Une femme en colère

Lætitia Lambert joue elle-même l’amante révoltée de sa pièce, _Lilith_. Un road-movie amoureux où un couple vit une violente épreuve de vérité.

Gilles Costaz  • 7 mars 2018 abonné·es
Une femme en colère
© Lee fou messica pour le Pôle Média

Je suis en colère », dit une jeune femme. C’est la première parole de Lilith et c’est presque la dernière, bien qu’il y ait, au cours de l’heure et quart de représentation, toute une évolution. Nullement écrite en réaction à l’actualité – car il faut du temps avant qu’un texte de théâtre trouve ses partenaires et sa production –, l’œuvre de Lætitia Lambert, composée « avec la complicité de Cédric Romain », rejoint les prises de parole et les débats qui se sont amplifiés après l’affaire Weinstein : la femme n’est-elle pas l’inégale de l’homme, et comment mettre fin à cette inégalité ou à cette oppression ?

Lætitia Lambert s’interroge, elle, à travers la fiction. Son personnage de femme part en voyage avec un amant. Lui est marié. C’est juste une escapade, à moins que les amoureux s’accordent un peu plus de temps. On ne sait pas. La conversation ne va pas être de tout repos. Tant de choses sont à mettre en question, tant de fureur dans la tête de la femme, tant d’habileté dans les réponses de l’homme.

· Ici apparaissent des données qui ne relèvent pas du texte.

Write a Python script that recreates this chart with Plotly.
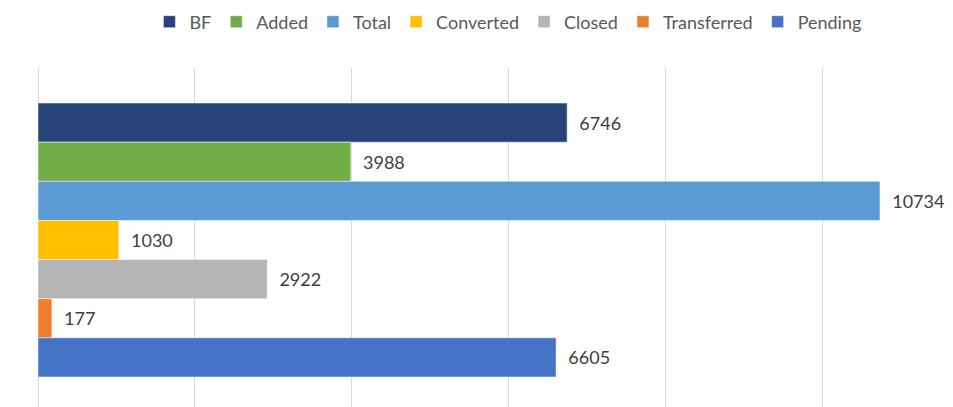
import plotly.graph_objects as go

series = ["BF", "Added", "Total", "Converted", "Closed", "Transferred", "Pending"]
values = [6746, 3988, 10734, 1030, 2922, 177, 6605]
colors = ["#264478", "#70AD47", "#5B9BD5", "#FFC000", "#B4B4B4", "#ED7D31", "#4472C4"]
category = [""]

fig = go.Figure()
for name, val, col in zip(series, values, colors):
    fig.add_trace(go.Bar(
        name=name, x=[val], y=category, orientation="h",
        marker=dict(color=col, line=dict(color="white", width=0.5)),
        text=[str(val)], texttemplate="\u00a0\u00a0%{text}", textposition="outside",
        textfont=dict(family="Lato", size=18, color="#404040"),
        cliponaxis=False,
    ))

fig.update_layout(
    width=945, height=399,
    margin=dict(l=30, r=0, t=60, b=0, autoexpand=False),
    paper_bgcolor="white", plot_bgcolor="white",
    barmode="group", bargap=0.192, bargroupgap=0,
    showlegend=True,
    legend=dict(orientation="h", xref="container", yref="container",
                x=0.529, xanchor="center", y=0.965, yanchor="middle",
                font=dict(family="Lato", size=18, color="#595959"),
                traceorder="normal", itemwidth=30),
    xaxis=dict(range=[0, 11665], showticklabels=False, showgrid=True, gridcolor="#D9D9D9",
               gridwidth=1, dtick=2000, zeroline=True, zerolinecolor="#D9D9D9", zerolinewidth=1,
               showline=False, ticks=""),
    yaxis=dict(range=[0.4926, -0.5074], showticklabels=False, showgrid=False, zeroline=False,
               showline=False, ticks=""),
)

fig.write_html("out.html")
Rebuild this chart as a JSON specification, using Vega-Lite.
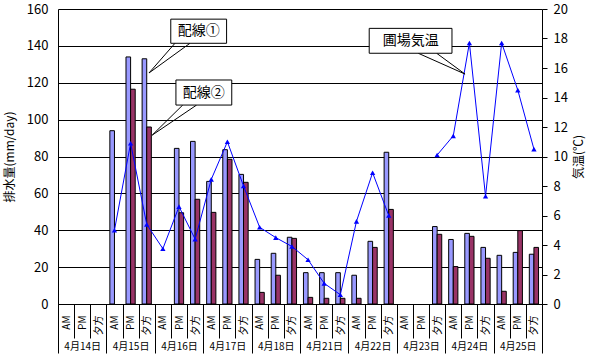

Lilith, dans les textes juifs anciens, est une femme démoniaque. Mais, dans la culture contemporaine, elle est devenue la figure de la femme qui refuse la domination de l’homme dans la vie sociale et sexuelle. La Lilith moderne de Lætitia Lambert est en voiture : tout en conduisant, tout en s’allongeant sur un lit – la pièce est un road-movie –, elle prend à parti son partenaire sur son assurance de mâle et débusque ses lâchetés et une tranquillité dominatrice qui s’appuie sur des siècles de machisme. Lui tente d’éviter les coups, s’amuse de ces reproches, mais sent sa carapace se percer.

Les questions se bousculent. Qu’est-ce que le plaisir au moment même où il intervient ? Comment supporter l’infidélité d’un homme ? Et comment l’homme peut-il admettre qu’une femme ait des aventures multiples ? L’homme fuit, temporise, se fâche peu. Elle navigue entre la passion et un besoin irrépressible de lucidité. À l’horizon de leur affrontement et de leur amour secoué d’implosions, il y a peut-être un nouvel équilibre, si difficile à atteindre. Un troisième personnage viendra donner une dimension presque mythique à ce moment plutôt réaliste, au dialogue volontiers cru et tranchant. Mais la conclusion laisse apparaître l’espoir d’une harmonie nouvelle, à inventer, sans doute.

Lætitia Lambert, qui est auteure, actrice et cinéaste, s’implique ici en jouant elle-même le personnage de la femme. Longue chevelure rousse (ce qui la rapproche des représentations picturales de Lilith), blouson de cuir jaune, courte jupe noire, elle est à la fois séduction, guerre et ironie. Avec elle, Fabrice Michel, dont la tenue noire se fond dans la nuit, passe lentement du second plan au premier. Ils ont une grande présence et sont, subtilement, comme le feu et l’eau. Mais l’eau n’éteint jamais le feu ! Comme pour mieux faire entendre la force corrosive des mots, Lee Fou Messica enveloppe les personnages dans une mise en scène nocturne, douce et secrète. Des lignes bleues se dessinent dans un paysage nocturne qui se devine plus qu’il ne se perçoit. Les acteurs mettent eux-mêmes en place certains éléments du décor, partiellement conçu par Noëlle Ginefri comme une série de jouets : des cubes et des cylindres noirs figurent à la demande la voiture et la chambre de ces amants partis en goguette et soumis à une violente épreuve de vérité.

Il y a là une histoire, une belle mise en images théâtrale, mais cette Lilith est surtout un dialogue, une mise à feu, une soirée de l’intranquillité, des mots coupants, comme on en entend rarement au théâtre, qui surprennent et saisissent le public, qui, comme on dit en boxe, nous cueillent dans nos douillets retranchements.

Lilith, Les Déchargeurs, Paris Ier, 01 42 36 00 50. Du 13 mars au 7 avril.